FERIAL HAFFAJEE: A peanut-butter sandwich can help to cut teeth in the job hunt
What on earth does a peanut-butter sandwich have to do with youth unemployment? A lot, it turns out. Years ago, Nicola Galombik of Yellowwoods Ventures told me that in the test phase for a youth employment hub the firm had helped to design and sponsor, it found young interviewees were performing badly in applications for work. Their concentration levels were low because they were hungry. Harambee, the youth employment accelerator organisation, started giving the job applicants peanut-butter sandwiches and juice, and their performance improved measurably.
A visit to Harambee last year still counts as one of the best assignments I've ever been on. CEO Maryana Iskander invited a few of us to lunch with some of the graduates of the programme. The assembled young adults were about to start their first jobs after graduating from a set of courses meant to make them work-ready. Iskander asked the group to explain what having a job meant. For most of the graduates, their jobs meant freedom, not only for them but for their families, too. Half of the 10 graduates said they would be the only breadwinners in their families. Harambee's office, in a converted building in Johannesburg's mining district, was buzzing.
the solutions are often simpler than leaders think they are
The Harambee curriculum includes IT skills, time management, emotional intelligence, and simulated workplaces. Harambee managers found that in most of their youth members' homes, there was no culture of going to work because of South Africa's structural unemployment. Without such a culture, things that young workers with a culture of employment take for granted, such as punctuality, networking, confidence and problem-solving, are not natural assets.
Companies such as Hollard, Nando's and Pick n Pay, among the big corporates, as well as small and medium-sized enterprises, contract with Harambee as an employment agency. Harambee prepares young people for the world of work generally but also for specific enterprises. When I visited, a deal with Vodacom to run a pilot call-centre was being negotiated. Harambee has helped 50000 young people find their first jobs. It's a drop in the ocean of the six million young people who are not in training or employment, but it's a start and the model shows the value of innovation.
Lebo Nke of Harambee walks me into a small room packed with clothes. The other thing that Harambee managers such as Nke noticed was that their graduates often did not have appropriate working clothes. They started asking their networks of professional women and men to dig into their closets for items they could spare. Now Harambee is able to kit out its young graduates with clothes that work for their first jobs.
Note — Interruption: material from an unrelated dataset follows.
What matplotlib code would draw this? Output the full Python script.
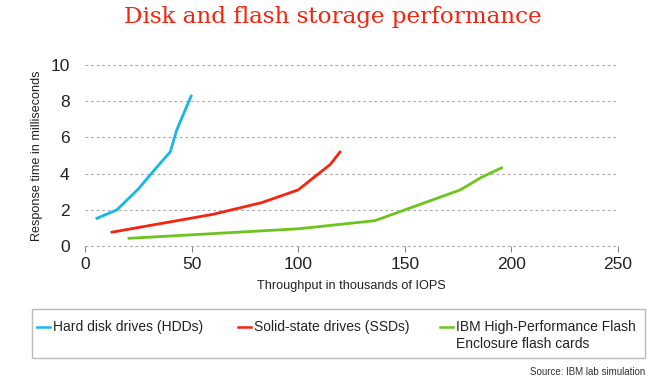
import matplotlib
matplotlib.use("Agg")
import matplotlib.pyplot as plt
from matplotlib.lines import Line2D
from matplotlib.patches import Rectangle

# Data
hdd_x = [5, 15, 25, 34, 40, 43, 50]
hdd_y = [1.5, 2.0, 3.15, 4.4, 5.2, 6.4, 8.35]
ssd_x = [12, 60, 83, 100, 108, 115, 120]
ssd_y = [0.75, 1.75, 2.4, 3.1, 3.85, 4.5, 5.25]
ibm_x = [20, 100, 136, 176, 186, 196]
ibm_y = [0.42, 0.95, 1.4, 3.1, 3.8, 4.35]

series_labels = ["Hard disk drives (HDDs)", "Solid-state drives (SSDs)",
                 "IBM High-Performance Flash\nEnclosure flash cards"]
series_colors = ["#16b6ec", "#f6230e", "#6cc41c"]
x_ticks = [0, 50, 100, 150, 200, 250]
y_ticks = [0, 2, 4, 6, 8, 10]

plt.rcParams['font.family'] = ['Liberation Sans', 'DejaVu Sans']

W, H = 669, 386
fig = plt.figure(figsize=(W / 100, H / 100), dpi=100)
ax = fig.add_axes([85 / W, 1 - 246 / H, (618 - 85) / W, (246 - 65) / H])

for xs, ys, c in zip([hdd_x, ssd_x, ibm_x], [hdd_y, ssd_y, ibm_y], series_colors):
    ax.plot(xs, ys, color=c, lw=2.0, solid_capstyle='butt', zorder=3)

ax.set_xlim(0, 250)
ax.set_ylim(0, 10)
ax.set_xticks(x_ticks)
ax.set_yticks(y_ticks)
ax.set_xticklabels([str(t) for t in x_ticks], fontsize=12.5)
ax.set_yticklabels([str(t) for t in y_ticks], fontsize=12.5)
for s in ax.spines.values():
    s.set_visible(False)
ax.tick_params(axis='y', length=0, pad=11, colors='#222222')
ax.tick_params(axis='x', length=4, width=0.8, color='#888888', pad=4, labelcolor='#222222')
for t in y_ticks:
    ax.axhline(t, color='#aaaaaa', lw=0.8, ls=(0, (2.5, 2.5)), zorder=1, clip_on=False)

ax.set_xlabel("Throughput in thousands of IOPS", fontsize=9.1, color='#222222', labelpad=6)
ax.set_ylabel("Response time in milliseconds", fontsize=9.1, color='#222222', labelpad=5)

fig.text(333 / W, 1 - 17 / H, "Disk and flash storage performance", ha='center', va='center',
         fontsize=16.6, color='#f6230e', family=['DejaVu Serif'])

# Legend box (manual)
fig.patches.append(Rectangle((32 / W, 1 - 358 / H), (645 - 32) / W, (358 - 309) / H,
                             transform=fig.transFigure, facecolor='white',
                             edgecolor='#bbbbbb', lw=1))
handle_x = [37, 238, 440]
for hx, lab, c in zip(handle_x, series_labels, series_colors):
    fig.lines.append(Line2D([hx / W, (hx + 13) / W], [1 - 327 / H, 1 - 327 / H],
                            transform=fig.transFigure, color=c, lw=1.8))
    fig.text((hx + 16) / W, 1 - 320 / H, lab, ha='left', va='top', fontsize=10,
             color='#222222', linespacing=1.25)

fig.text(645 / W, 1 - 372 / H, "Source: IBM lab simulation", ha='right', va='center',
         fontsize=7, color='#333333')

fig.savefig("out.png", dpi=100)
Another woman who is taking the problem of youth unemployment and turning it into a possible solution is Tashmia Ismail-Saville of YES, or the Youth Employment Service. This week she shared a stage with President Cyril Ramaphosa, who worked closely with her to find
a million paid internships over the next three years. Ismail-Saville started work as a waitress at the Hard Rock café and says it taught her invaluable skills such as dealing with difficult clients. She cites the fact that Absa CEO Maria Ramos began her working career as a shelf-packer to explain her motivation to start YES, in conjunction with Investec and other big companies. A first job can be a path to greater things.
What I've learnt from meeting the women I've written about here, who are tackling South Africa's youth unemployment problem, is that the solutions are often simpler than policymakers and leaders suggest they are. It can start with a peanut-butter sandwich.